__PROVIDED DATA__.
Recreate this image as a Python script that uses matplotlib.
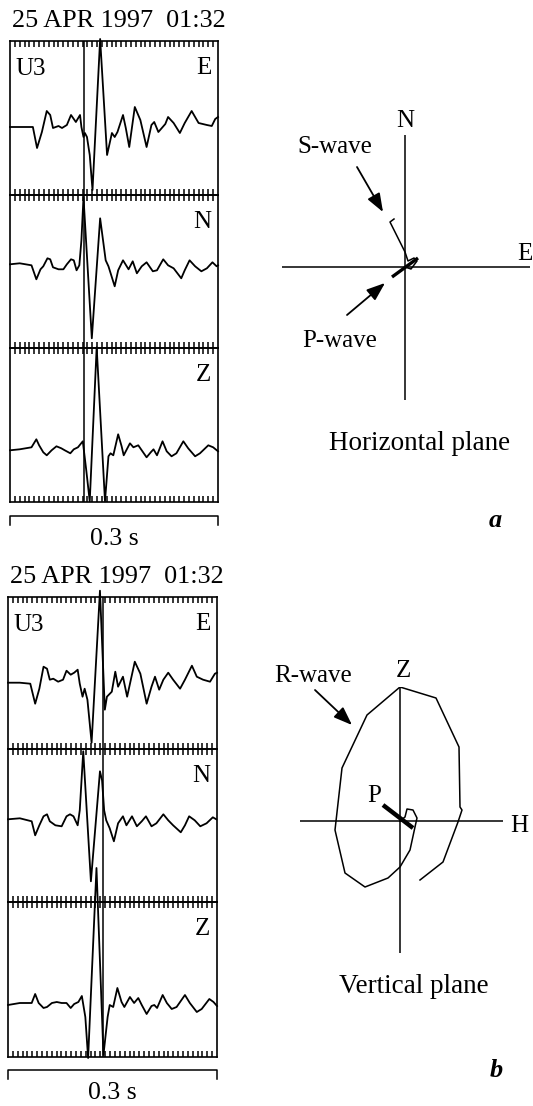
import numpy as np
import matplotlib
matplotlib.use("Agg")
import matplotlib.pyplot as plt

W, H = 533, 1106
plt.rcParams["font.family"] = ["Liberation Serif", "DejaVu Serif"]
FS = 18

EVENT = "25 APR 1997  01:32"
STATION = "U3"
COMPONENTS = ["E", "N", "Z"]
SPAN_MS = 300           # window length of each seismogram
SCALE_LABEL = "0.3 s"
N_TICKS = 43            # timing marks across the window

# seismograms, (time ms, amplitude) -- event a
TRACE_A_E = [(0, 0), (33, 0), (39, -21), (46, -5), (53, 16), (58, 12), (62, -1), (70, 1), (75, -1),
             (82, 2), (88, 12), (91, 9), (95, 5), (101, 12), (103, 0), (106, -10), (108, -6), (111, -10),
             (115, -28), (119, -63), (130, 88), (140, -28), (147, -6), (151, -10), (155, -5), (163, 12),
             (167, -1), (172, -20), (180, 20), (188, 7), (197, -20), (204, 2), (208, 5), (214, -5),
             (224, 3), (228, 10), (236, 4), (245, -6), (252, 4), (262, 16), (272, 4), (284, 2), (291, 1),
             (296, 8), (300, 10)]
TRACE_A_N = [(0, 0), (14, 1), (31, -1), (38, -15), (44, -5), (48, -2), (54, 6), (58, 5), (62, -3),
             (70, -5), (77, -5), (82, 0), (88, 5), (92, 4), (96, -6), (100, -1), (103, 24), (106, 67),
             (118, -74), (130, 46), (138, 4), (142, -2), (151, -22), (156, -6), (163, 4), (171, -5),
             (177, 3), (183, -9), (190, -2), (197, 2), (206, -7), (212, -6), (221, 5), (228, -1),
             (236, -4), (247, -14), (252, -6), (259, 4), (267, -2), (276, -7), (284, -4), (292, 2),
             (298, -2), (300, -1)]
TRACE_A_Z = [(0, -1), (14, 0), (31, 2), (38, 10), (42, 4), (48, -3), (53, -6), (60, -1), (67, 3),
             (74, 1), (79, -1), (87, -4), (92, 0), (98, 2), (105, 8), (110, -21), (115, -52), (125, 102),
             (137, -52), (142, -7), (145, -4), (149, -6), (156, 15), (161, 3), (164, -6), (173, 6),
             (178, 2), (185, 4), (190, -1), (197, -8), (203, -3), (207, 0), (212, -6), (220, 8), (226, -2),
             (233, -7), (240, -4), (250, 8), (257, 1), (267, -7), (274, -4), (286, 4), (293, 2), (300, -2)]
PICK_A = 107

# seismograms, (time ms, amplitude) -- event b
TRACE_B_E = [(0, 0), (17, 0), (32, -1), (39, -21), (45, -6), (51, 16), (56, 14), (60, 3), (65, 4),
             (72, 1), (79, 3), (84, 12), (90, 8), (95, 10), (100, 13), (103, -1), (107, -14), (110, -6),
             (114, -17), (120, -60), (132, 92), (139, -27), (142, -14), (149, -9), (154, 11), (158, -4),
             (165, 6), (171, -14), (182, 21), (190, 9), (199, -21), (206, -4), (211, 6), (217, -7),
             (223, 3), (230, 10), (237, 3), (247, -6), (254, 3), (264, 17), (271, 6), (280, 3), (290, 1),
             (297, 9), (300, 10)]
TRACE_B_N = [(0, 0), (17, 1), (34, -2), (39, -16), (45, -6), (51, 3), (56, 5), (60, -2), (68, -6),
             (77, -7), (84, 3), (89, 5), (94, 3), (100, -6), (103, 9), (108, 68), (119, -62), (132, 48),
             (135, 39), (138, 9), (141, -1), (146, -9), (152, -22), (158, -4), (165, 3), (170, -6),
             (178, 3), (185, -7), (192, -2), (198, 3), (206, -7), (213, -4), (223, 5), (230, -1),
             (237, -6), (248, -13), (254, -6), (260, 3), (268, -1), (276, -7), (285, -4), (294, 2), (299, 0)]
TRACE_B_Z = [(0, 0), (17, 2), (34, 2), (39, 11), (44, 2), (51, -3), (56, -2), (63, 2), (70, 3), (77, 2),
             (84, 2), (90, -3), (95, 1), (101, 3), (106, 9), (111, -12), (115, -53), (127, 137),
             (137, -50), (143, -12), (146, 0), (151, -2), (157, 17), (163, 3), (167, -2), (175, 8),
             (181, 2), (187, 7), (192, 0), (199, -9), (206, -1), (210, 0), (214, -3), (222, 10), (228, 2),
             (235, -4), (242, -2), (254, 10), (261, 2), (271, -7), (278, -4), (289, 6), (295, 3), (300, -1)]
PICK_B = 136

# particle motion, horizontal plane (E, N)
HORIZ_P = [(-13, -10), (13, 9)]
HORIZ_S = [(0, 0), (6, -2), (12, 6), (9, 9), (3, 6), (0, 15), (-15, 45), (-11, 48)]

# particle motion, vertical plane (H, Z)
VERT_P = [(-17, 16), (13, -7)]
VERT_R = [(0, 0), (5, 4), (7, 12), (13, 11), (17, 3), (15, -6), (10, -29), (0, -46), (-12, -57),
          (-35, -66), (-55, -52), (-65, -9), (-58, 53), (-33, 106), (0, 134), (36, 123), (59, 74),
          (60, 14), (62, 11), (58, -1), (43, -41), (20, -59)]


def px_axes(fig, x0, y0, x1, y1):
    return fig.add_axes([x0 / W, 1 - y1 / H, (x1 - x0) / W, (y1 - y0) / H])


def px_text(fig, x, y, s, **kw):
    kw.setdefault("fontsize", FS)
    kw.setdefault("va", "baseline")
    return fig.text(x / W, 1 - y / H, s, **kw)


def draw_seismograms(fig, traces, pick, left, right, edges, ylims, title_y, bar_y):
    px_text(fig, left + 1.5, title_y, EVENT, ha="left", fontsize=18.8)
    ticks = np.arange(1, N_TICKS) * SPAN_MS / N_TICKS
    for i, comp in enumerate(COMPONENTS):
        ax = px_axes(fig, left, edges[i], right, edges[i + 1])
        ax.patch.set_alpha(0)
        t, a = zip(*traces[i])
        ax.plot(t, a, color="black", lw=1.3, clip_on=False)
        ax.axvline(pick, color="black", lw=1.1)
        ax.set_xlim(0, SPAN_MS)
        ax.set_ylim(*ylims[i])
        ax.set_xticks(ticks)
        ax.set_yticks([])
        ax.tick_params(axis="x", direction="in", top=True, bottom=True, length=4.5, width=1.1,
                       labelbottom=False)
        for sp in ax.spines.values():
            sp.set_linewidth(1.2)
        if i == 0:
            px_text(fig, left + 5, edges[i] + 34, STATION, ha="left")
        px_text(fig, right - 7, edges[i] + 33, comp, ha="right")

    # scale bar under the traces
    bar = px_axes(fig, left, bar_y, right, bar_y + 9)
    bar.plot([0, 0, SPAN_MS, SPAN_MS], [0, 1, 1, 0], color="black", lw=1.1, clip_on=False)
    bar.set_xlim(0, SPAN_MS)
    bar.set_ylim(0, 1)
    bar.axis("off")
    px_text(fig, (left + right) / 2, bar_y + 29, SCALE_LABEL, ha="center", fontsize=18.5)


def draw_hodogram(fig, box, origin, p_path, wave_path, p_lw):
    x0, y0, x1, y1 = box
    ox, oy = origin
    ax = px_axes(fig, x0, y0, x1, y1)
    ax.patch.set_alpha(0)
    ax.set_xlim(x0 - ox, x1 - ox)
    ax.set_ylim(oy - y1, oy - y0)
    ax.axhline(0, color="black", lw=1.1)
    ax.axvline(0, color="black", lw=1.1)
    px, py = zip(*p_path)
    ax.plot(px, py, color="black", lw=p_lw, solid_capstyle="butt")
    wx, wy = zip(*wave_path)
    ax.plot(wx, wy, color="black", lw=1.1)
    ax.axis("off")
    return ax


def arrow(ax, tip, tail):
    ax.annotate("", xy=tip, xytext=tail,
                arrowprops=dict(arrowstyle="-|>,head_length=0.8,head_width=0.3", mutation_scale=14,
                                lw=1.3, color="black", shrinkA=0, shrinkB=0))


fig = plt.figure(figsize=(W / 100, H / 100), dpi=100, facecolor="white")

draw_seismograms(fig, [TRACE_A_E, TRACE_A_N, TRACE_A_Z], PICK_A, 10, 218, [41, 195, 348, 502],
                 [(-68, 86), (-83.7, 69.3), (-52.7, 101.3)], 27, 516)
draw_seismograms(fig, [TRACE_B_E, TRACE_B_N, TRACE_B_Z], PICK_B, 8, 217, [597, 749, 902, 1057],
                 [(-66.3, 85.7), (-82.7, 70.3), (-52, 103)], 583, 1070)

# horizontal plane
hax = draw_hodogram(fig, (282, 135, 530, 400), (405, 267), HORIZ_P, HORIZ_S, 2.4)
arrow(hax, (-22, 55), (-48, 100))
arrow(hax, (-20, -16), (-58, -48))
px_text(fig, 405, 127, "N", ha="center")
px_text(fig, 517, 260, "E", ha="left")
px_text(fig, 335, 153, "S-wave", ha="center")
px_text(fig, 340, 347, "P-wave", ha="center")
px_text(fig, 420, 450, "Horizontal plane", ha="center", fontsize=19.5)
px_text(fig, 495, 527, "a", ha="center", fontweight="bold", style="italic", fontsize=19)

# vertical plane
vax = draw_hodogram(fig, (300, 687, 503, 953), (400, 821), VERT_P, VERT_R, 3.2)
arrow(vax, (-48, 96), (-85, 131))
px_text(fig, 403, 677, "Z", ha="center")
px_text(fig, 510, 832, "H", ha="left")
px_text(fig, 313, 682, "R-wave", ha="center")
px_text(fig, 374, 802, "P", ha="center")
px_text(fig, 414, 993, "Vertical plane", ha="center", fontsize=19.5)
px_text(fig, 496, 1077, "b", ha="center", fontweight="bold", style="italic", fontsize=19)

fig.savefig("out.png", dpi=100, facecolor="white")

__STATED EXERCISE__. Repeat the listing above from its first line through the line that contains "N_TICKS = 43", both included, and nothing more. Drop the pictures.

__ANSWER TO THE TASK__.
Recreate this image as a Python script that uses matplotlib.
import numpy as np
import matplotlib
matplotlib.use("Agg")
import matplotlib.pyplot as plt

W, H = 533, 1106
plt.rcParams["font.family"] = ["Liberation Serif", "DejaVu Serif"]
FS = 18

EVENT = "25 APR 1997  01:32"
STATION = "U3"
COMPONENTS = ["E", "N", "Z"]
SPAN_MS = 300           # window length of each seismogram
SCALE_LABEL = "0.3 s"
N_TICKS = 43            # timing marks across the window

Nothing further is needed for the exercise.